Stated exercise = Print word for word the first line of the listing below and every line after it, through the line with "import plotly.graph_objects as go". Leave out the pictures and the rest.

Data in this exercise =
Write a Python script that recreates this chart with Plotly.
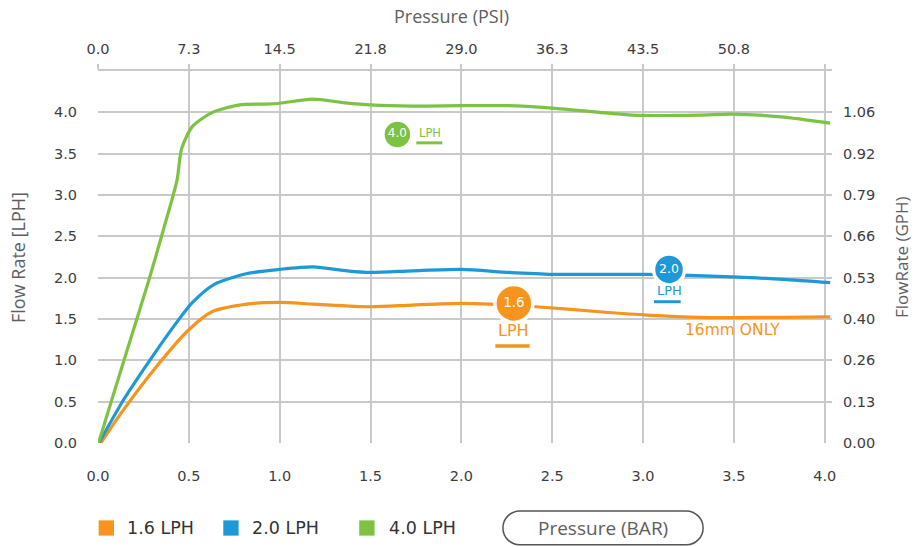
import plotly.graph_objects as go

# ---------------- data ----------------
bar_ticks = [0.0, 0.5, 1.0, 1.5, 2.0, 2.5, 3.0, 3.5, 4.0]
bar_labels = ["0.0", "0.5", "1.0", "1.5", "2.0", "2.5", "3.0", "3.5", "4.0"]
psi_labels = ["0.0", "7.3", "14.5", "21.8", "29.0", "36.3", "43.5", "50.8", ""]
lph_ticks = [0.0, 0.5, 1.0, 1.5, 2.0, 2.5, 3.0, 3.5, 4.0]
lph_labels = ["0.0", "0.5", "1.0", "1.5", "2.0", "2.5", "3.0", "3.5", "4.0"]
gph_labels = ["0.00", "0.13", "0.26", "0.40", "0.53", "0.66", "0.79", "0.92", "1.06"]

x_16 = [0, 0.14, 0.32, 0.5, 0.63, 0.82, 1.0, 1.185, 1.5, 1.73, 2.0, 2.155, 2.41, 2.76, 3.02, 3.31, 3.77, 4.03]
y_16 = [-0.05, 0.40, 0.92, 1.37, 1.59, 1.68, 1.70, 1.68, 1.648, 1.669, 1.689, 1.68, 1.648, 1.588, 1.548, 1.52, 1.52, 1.527]

x_20 = [0, 0.14, 0.285, 0.43, 0.52, 0.64, 0.82, 1.0, 1.185, 1.37, 1.5, 1.73, 2.0, 2.26, 2.5, 2.76, 3.02, 3.49, 3.77, 4.03]
y_20 = [-0.02, 0.52, 1.0, 1.45, 1.70, 1.92, 2.05, 2.10, 2.13, 2.083, 2.064, 2.083, 2.10, 2.064, 2.04, 2.04, 2.04, 2.01, 1.98, 1.94]

x_40 = [0, 0.14, 0.28, 0.36, 0.435, 0.46, 0.52, 0.63, 0.78, 0.92, 1.0, 1.18, 1.36, 1.5, 1.73, 2.0, 2.26, 2.5, 2.76, 2.94, 3.31, 3.49, 3.76, 4.03]
y_40 = [-0.02, 0.98, 1.97, 2.58, 3.18, 3.56, 3.83, 4.0, 4.09, 4.10, 4.11, 4.16, 4.115, 4.09, 4.075, 4.08, 4.08, 4.05, 4.0, 3.966, 3.966, 3.978, 3.946, 3.87]

series_names = ["1.6 LPH", "2.0 LPH", "4.0 LPH"]
badge_text = ["1.6", "2.0", "4.0"]

ORANGE = "#F7941D"
BLUE = "#1E98D7"
GREEN = "#7DC242"
GRID = "#c9c9c9"
TICK = "#3d3d3d"
TITLE = "#5e5e5e"
TICKFONT = "DejaVu Sans"
TITLEFONT = "Open Sans"

fig = go.Figure()

for xs, ys, col, name in [(x_16, y_16, ORANGE, series_names[0]),
                          (x_20, y_20, BLUE, series_names[1]),
                          (x_40, y_40, GREEN, series_names[2])]:
    fig.add_trace(go.Scatter(x=xs, y=ys, mode="lines", name=name,
                             line=dict(color=col, width=3.2, shape="spline", smoothing=0.7),
                             showlegend=False, hoverinfo="skip"))

# invisible trace to anchor the secondary (PSI / GPH) axes
fig.add_trace(go.Scatter(x=[0, 4], y=[0, 0], xaxis="x2", yaxis="y2", mode="lines",
                         line=dict(width=0, color="rgba(0,0,0,0)"), showlegend=False,
                         hoverinfo="skip"))

# badges (circles with value)
badges = [
    (2.289, 1.689, ORANGE, badge_text[0], 38, 13.5),
    (3.143, 2.100, BLUE, badge_text[1], 31, 12.5),
    (1.648, 3.733, GREEN, badge_text[2], 29, 12),
]
for bx, by, col, txt, sz, fs in badges:
    fig.add_trace(go.Scatter(x=[bx], y=[by], mode="markers+text", text=[txt],
                             textposition="middle center",
                             textfont=dict(color="white", size=fs, family=TICKFONT),
                             marker=dict(size=sz, color=col, line=dict(color="white", width=3.5)),
                             cliponaxis=False, showlegend=False, hoverinfo="skip"))

def ann(x, y, text, color, size, family, xref="paper", yref="paper", angle=0, xanchor="center"):
    return dict(x=x, y=y, xref=xref, yref=yref, text=text, showarrow=False,
                xanchor=xanchor, yanchor="middle", textangle=angle,
                font=dict(color=color, size=size, family=family))

annotations = [
    ann(1.826, 3.752, "LPH", GREEN, 11.5, TICKFONT, "x", "y"),
    ann(3.143, 1.842, "LPH", BLUE, 13, TICKFONT, "x", "y"),
    ann(2.289, 1.358, "LPH", ORANGE, 16, TICKFONT, "x", "y"),
    ann(3.49, 1.366, "16mm ONLY", ORANGE, 15.5, TICKFONT, "x", "y"),
    ann(-0.109, 0.5, "Flow Rate [LPH]", TITLE, 18, TITLEFONT, angle=-90),
    ann(1.094, 0.5, "FlowRate (GPH)", TITLE, 17, TITLEFONT, angle=-90),
    ann(0.482, 1.149, "Pressure (PSI)", TITLE, 18, TITLEFONT),
    ann(0.688, -0.228, "Pressure (BAR)", TITLE, 19, TITLEFONT),
]

shapes = [
    dict(type="line", x0=1.752, x1=1.895, y0=3.631, y1=3.631, xref="x", yref="y",
         line=dict(color=GREEN, width=3)),
    dict(type="line", x0=3.06, x1=3.207, y0=1.709, y1=1.709, xref="x", yref="y",
         line=dict(color=BLUE, width=3)),
    dict(type="line", x0=2.187, x1=2.376, y0=1.173, y1=1.173, xref="x", yref="y",
         line=dict(color=ORANGE, width=3.5)),
]

# legend (manual: squares + labels)
leg_cols = [ORANGE, BLUE, GREEN]
leg_sq_x = [0.0009, 0.1707, 0.3559]
leg_txt_x = [0.0364, 0.2068, 0.3932]
sq_w = 0.0209
for i in range(3):
    shapes.append(dict(type="rect", xref="paper", yref="paper",
                       x0=leg_sq_x[i], x1=leg_sq_x[i] + sq_w, y0=-0.2490, y1=-0.2080,
                       fillcolor=leg_cols[i], line=dict(width=0)))
    annotations.append(ann(leg_txt_x[i], -0.2282, series_names[i], "#333333", 17.5,
                           TICKFONT, xanchor="left"))

# pill box around "Pressure (BAR)"
x0, x1 = 0.5517, 0.8244
yt, yb = -0.1826, -0.2738
rx = (yt - yb) / 2 * 372 / 734
ym = (yt + yb) / 2
ry = (yt - yb) / 2
k = 0.5523
path = (f"M {x0+rx},{yt} L {x1-rx},{yt} "
        f"C {x1-rx+k*rx},{yt} {x1},{ym+k*ry} {x1},{ym} "
        f"C {x1},{ym-k*ry} {x1-rx+k*rx},{yb} {x1-rx},{yb} "
        f"L {x0+rx},{yb} "
        f"C {x0+rx-k*rx},{yb} {x0},{ym-k*ry} {x0},{ym} "
        f"C {x0},{ym+k*ry} {x0+rx-k*rx},{yt} {x0+rx},{yt} Z")
shapes.append(dict(type="path", xref="paper", yref="paper", path=path,
                   line=dict(color="#555555", width=1.5), fillcolor="rgba(0,0,0,0)"))

fig.update_layout(
    width=915, height=547,
    margin=dict(l=98, r=83, t=71, b=104, autoexpand=False),
    paper_bgcolor="white", plot_bgcolor="white",
    showlegend=False,
    xaxis=dict(range=[0, 4.04], tickvals=bar_ticks, ticktext=bar_labels,
               showgrid=True, gridcolor=GRID, gridwidth=1.6, zeroline=False,
               showline=False, ticks="", ticklabelstandoff=22,
               tickfont=dict(color=TICK, size=14.5, family=TICKFONT)),
    xaxis2=dict(range=[0, 4.04], overlaying="x", side="top", anchor="y",
                tickvals=bar_ticks, ticktext=psi_labels, showgrid=False,
                zeroline=False, showline=True, linecolor=GRID, linewidth=1.6,
                ticks="outside", ticklen=5, tickcolor=GRID, tickwidth=1.6,
                ticklabelstandoff=4,
                tickfont=dict(color=TICK, size=14.5, family=TICKFONT)),
    yaxis=dict(range=[0, 4.5], tickvals=lph_ticks, ticktext=lph_labels,
               showgrid=True, gridcolor=GRID, gridwidth=1.6, zeroline=False,
               showline=False, ticks="", ticklabelstandoff=20,
               tickfont=dict(color=TICK, size=14.5, family=TICKFONT)),
    yaxis2=dict(range=[0, 4.5], overlaying="y", side="right", anchor="x",
                tickvals=lph_ticks, ticktext=gph_labels, showgrid=False,
                zeroline=False, showline=False, ticks="", ticklabelstandoff=10,
                tickfont=dict(color=TICK, size=14.5, family=TICKFONT)),
    annotations=annotations,
    shapes=shapes,
)

fig.write_html("out.html", config={"displayModeBar": False},
               post_script="document.body.style.margin='0px';document.body.style.overflow='hidden';")
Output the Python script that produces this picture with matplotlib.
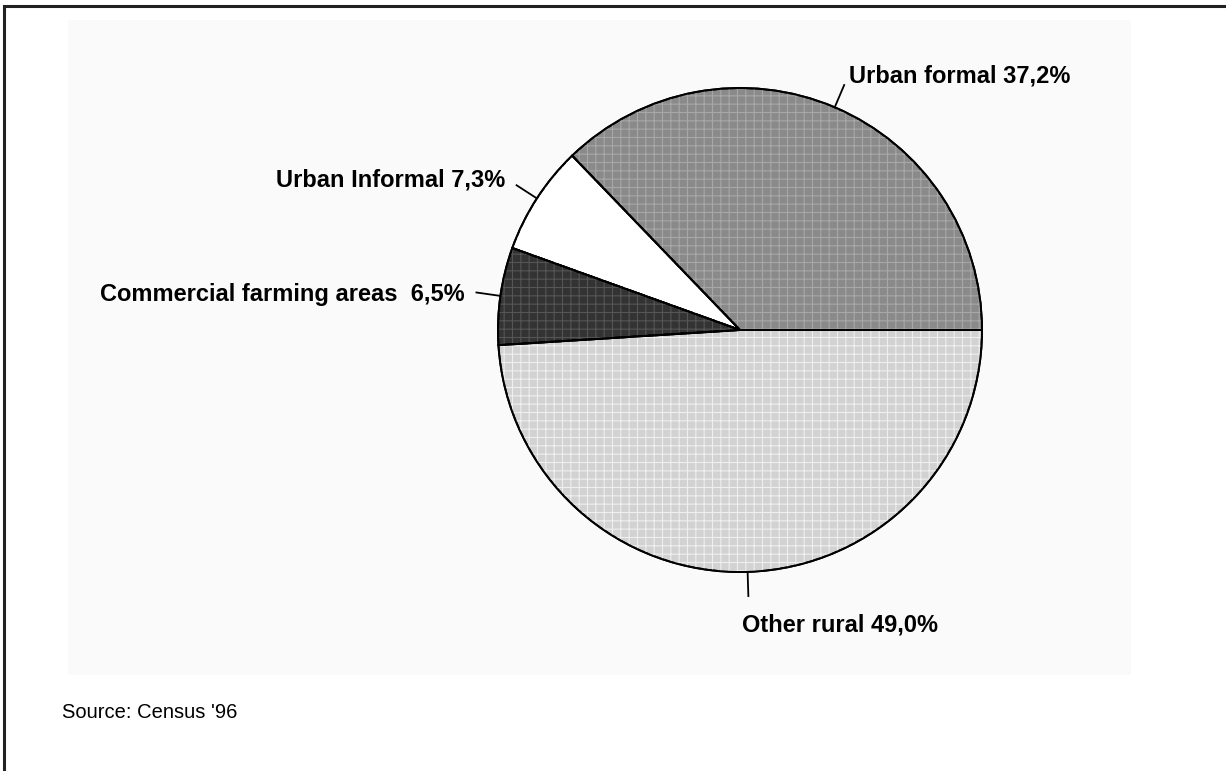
import numpy as np
import matplotlib.pyplot as plt
from matplotlib.patches import Rectangle

# === Data (Census '96) ===
categories = ['Urban formal', 'Urban Informal', 'Commercial farming areas ', 'Other rural']
shares = [37.2, 7.3, 6.5, 49.0]
fill_colors = ['#8a8a8a', '#ffffff', '#333333', '#d2d2d2']
hatch_colors = ['#a8a8a8', '#ffffff', '#555555', '#efefef']

plt.rcParams['font.family'] = ['Liberation Sans', 'DejaVu Sans']
plt.rcParams['hatch.linewidth'] = 0.8

fig = plt.figure(figsize=(12.26, 7.71), dpi=100)
ax = fig.add_axes([0, 0, 1, 1])
ax.set_xlim(0, 1226)
ax.set_ylim(0, 771)
ax.set_aspect('equal')
ax.axis('off')

# scanned-area background and frame
ax.add_patch(Rectangle((68, 96), 1063, 655, facecolor='#fafafa', edgecolor='none', zorder=0))
ax.plot([4, 4, 1226], [0, 765, 765], color='#222222', lw=2.2, solid_joinstyle='miter', zorder=5)

center = (740, 441)
radius = 242

wedges, _ = ax.pie(shares, colors=fill_colors, startangle=0, counterclock=True,
                   center=center, radius=radius, frame=True,
                   wedgeprops=dict(edgecolor='black', linewidth=1.4, zorder=1))
# texture overlay
tex, _ = ax.pie(shares, startangle=0, counterclock=True, center=center, radius=radius,
                frame=True, wedgeprops=dict(facecolor='none', linewidth=0, zorder=2))
for w, hc in zip(tex, hatch_colors):
    w.set_edgecolor(hc)
    w.set_hatch('++')
# outlines on top
ax.pie(shares, startangle=0, counterclock=True, center=center, radius=radius, frame=True,
       wedgeprops=dict(fill=False, edgecolor='black', linewidth=1.4, zorder=3))
ax.set_xlim(0, 1226)
ax.set_ylim(0, 771)
ax.axis('off')

# leader lines from wedge mid-angle + labels
label_offsets = [(5, 3, 'left', 'baseline'),
                 (-11, 5, 'right', 'center'),
                 (-12, -2, 'right', 'center'),
                 (-6, -17, 'left', 'top')]
for w, cat, val, (dx, dy, ha, va) in zip(wedges, categories, shares, label_offsets):
    ang = np.deg2rad((w.theta1 + w.theta2) / 2)
    x0 = center[0] + radius * np.cos(ang)
    y0 = center[1] + radius * np.sin(ang)
    x1 = center[0] + 1.1 * radius * np.cos(ang)
    y1 = center[1] + 1.1 * radius * np.sin(ang)
    ax.plot([x0, x1], [y0, y1], color='black', lw=1.3, zorder=4)
    txt = f"{cat} {val:.1f}%".replace('.', ',')
    ax.text(x1 + dx, y1 + dy, txt, ha=ha, va=va, fontsize=17, fontweight='bold', zorder=4)

ax.text(62, 58, "Source: Census '96", ha='left', va='center', fontsize=14.5)

plt.savefig('out.png', dpi=100)
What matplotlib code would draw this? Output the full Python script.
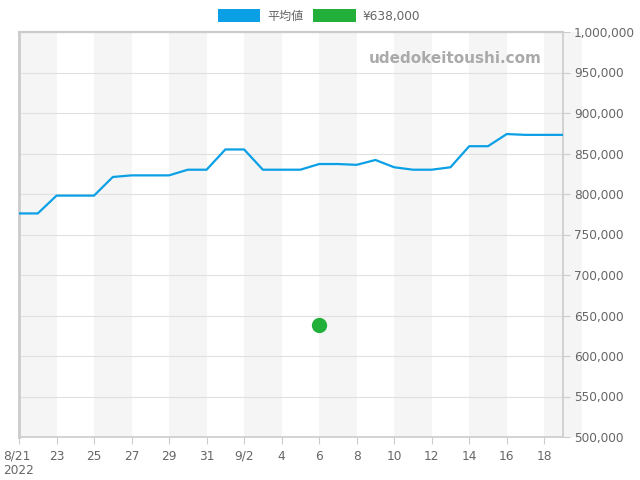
import matplotlib
matplotlib.use("Agg")
import matplotlib.pyplot as plt
import matplotlib.dates as mdates
from matplotlib.patches import Patch
from matplotlib.ticker import FuncFormatter, MultipleLocator
import pandas as pd
import numpy as np

plt.rcParams['font.family'] = ['DejaVu Sans', 'Noto Sans CJK JP']

dates = pd.date_range("2022-08-21", "2022-09-19", freq="D")
avg_values = [776000, 776000, 798000, 798000, 798000, 821000, 823000, 823000,
              823000, 830000, 830000, 855000, 855000, 830000, 830000, 830000,
              837000, 837000, 836000, 842000, 833000, 830000, 830000, 833000,
              859000, 859000, 874000, 873000, 873000, 873000]
point_date = pd.Timestamp("2022-09-06")
point_value = 638000
series_labels = ["平均値", "¥638,000"]
x_tick_labels = ["8/21\n2022", "23", "25", "27", "29", "31", "9/2", "4", "6",
                 "8", "10", "12", "14", "16", "18"]

blue = "#0ba0e6"
green = "#22b03a"
gray_text = "#666666"

fig = plt.figure(figsize=(6.4, 4.8), dpi=100)
ax = fig.add_axes([19/640, 43/480, 544/640, 405/480])

# stripes
start = dates[0]
for k in range(0, 32, 4):
    s = start + pd.Timedelta(days=k)
    e = s + pd.Timedelta(days=2)
    ax.axvspan(mdates.date2num(s), mdates.date2num(e), color="#f5f5f5",
               zorder=0, lw=0, clip_on=False)

ax.plot(mdates.date2num(dates), avg_values, color=blue, lw=1.6, zorder=3)
ax.plot(mdates.date2num(point_date), point_value, 'o', color=green,
        markersize=10, zorder=4)

ax.set_xlim(mdates.date2num(dates[0]), mdates.date2num(dates[-1]))
ax.set_ylim(500000, 1000000)

tick_dates = [dates[0] + pd.Timedelta(days=2*i) for i in range(len(x_tick_labels))]
ax.set_xticks(mdates.date2num(tick_dates))
ax.set_xticklabels(x_tick_labels)
for lbl in ax.get_xticklabels():
    lbl.set_horizontalalignment('center')
ax.get_xticklabels()[0].set_multialignment('left')

ax.yaxis.set_major_locator(MultipleLocator(50000))
ax.yaxis.set_major_formatter(FuncFormatter(lambda v, p: f"{int(v):,}"))
ax.yaxis.tick_right()
ax.tick_params(axis='y', length=5, width=0.8, color="#cccccc", pad=3,
               labelsize=8.7, labelcolor=gray_text)
ax.tick_params(axis='x', length=5, width=0.8, color="#cccccc", pad=4,
               labelsize=8.7, labelcolor=gray_text)
ax.grid(axis='y', color="#e0e0e0", lw=0.8, zorder=1)
ax.set_axisbelow(True)

for sp in ax.spines.values():
    sp.set_color("#cccccc")
    sp.set_linewidth(1.2)
ax.spines['left'].set_linewidth(2)
ax.spines['top'].set_linewidth(1.6)

ax.text(0.96, 0.935, "udedokeitoushi.com", transform=ax.transAxes,
        ha='right', va='center', fontsize=11, fontweight='bold',
        color="#aaaaaa", zorder=5)

handles = [Patch(facecolor=blue, edgecolor='none'),
           Patch(facecolor=green, edgecolor='none')]
fig.legend(handles, series_labels, loc='center', bbox_to_anchor=(319/640, 1 - 16/480),
           ncol=2, frameon=False, fontsize=8.7, labelcolor=gray_text,
           handlelength=3.5, handleheight=1.2, handletextpad=0.6,
           columnspacing=0.8, borderpad=0)

fig.savefig("out.png", dpi=100)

Response below =
Write a Python script that recreates this chart with Plotly.
import plotly.graph_objects as go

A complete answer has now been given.